= Patrick C. Whitaker =

American politician

Patrick Crisp Whitaker (June 29, 1894 – September 14, 1965) was an American defense attorney who served in the Florida House of Representatives and Florida Senate including as Senate President. He led the defense of six Tampa policemen and the police chief accused of involvement in a deadly 1935 attack on a political group known as the Modern Democrats. His brother-in-law, R.E.L. Chancey was the Mayor of Tampa.

He was born in Franklin, Georgia, the eldest of five siblings born to Georgia state legislator Daniel Brittain Whitaker. He graduated with a law degree from Georgetown University in 1915. He set up a law firm in Tampa in 1917.

Whitaker was elected to the Florida House of Representatives in 1924 and the State Senate in 1926. He was re-elected in 1930 and served as Senate president from 1931 to 1933. He lost his re-election campaign in 1934, but won again in 1938.
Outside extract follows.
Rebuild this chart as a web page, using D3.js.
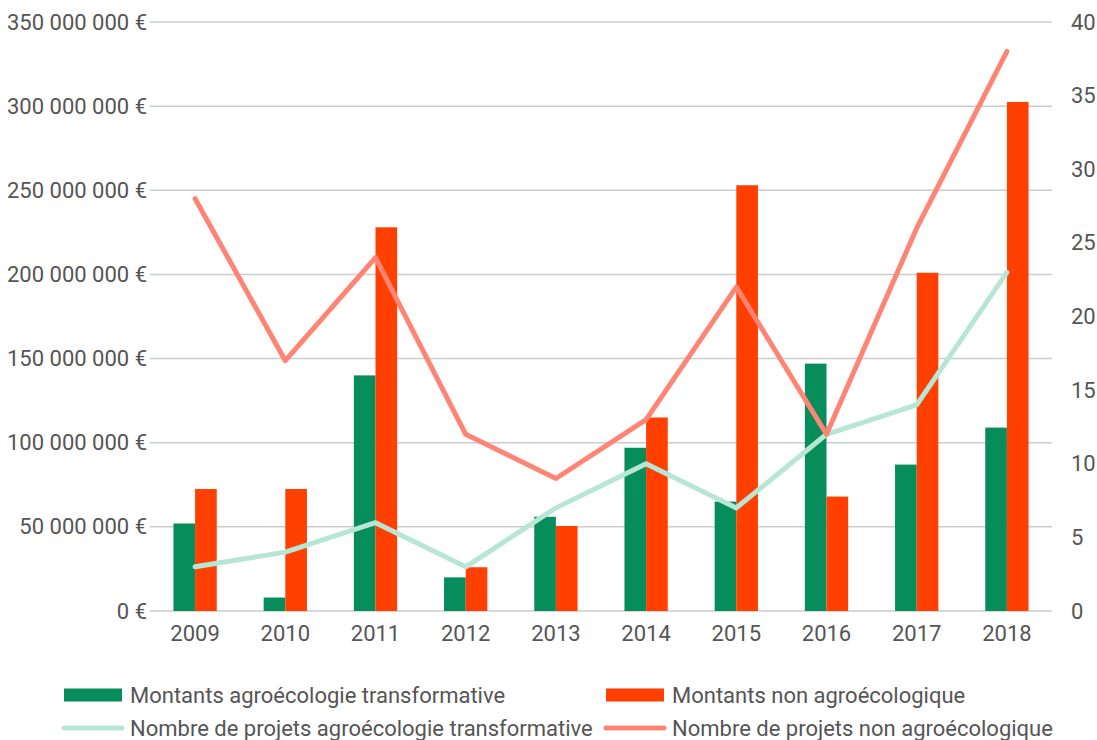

Whitaker argued the case Hale v. Bimco Trading, Inc. before the Supreme Court in 1939. The case involved a charge against the Florida State Road Department enforcing a statute regulating cement inspection.
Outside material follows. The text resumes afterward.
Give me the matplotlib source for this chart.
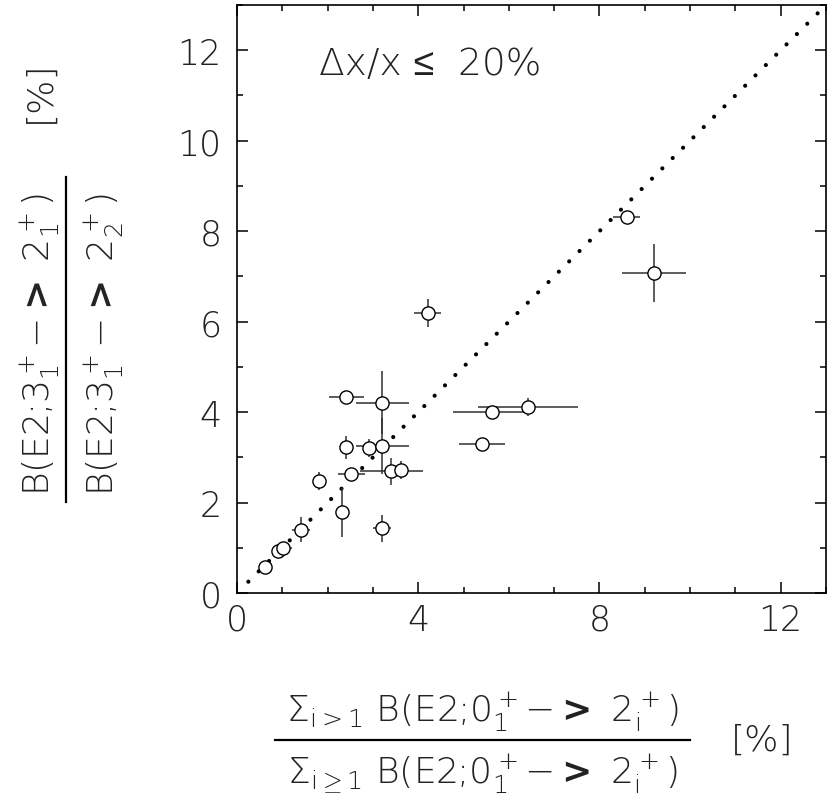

He liked scotch and cigars and was reputed to take out his false teeth during trials. In 1919 he famously got six young men cleared of a fishing violation by contending that since mullet have gizzards they are not fish, but some sort of aquatic fowl. As a result, state fishing regulations were reportedly revised to specifically mention mullet, regardless of whether fish or fowl.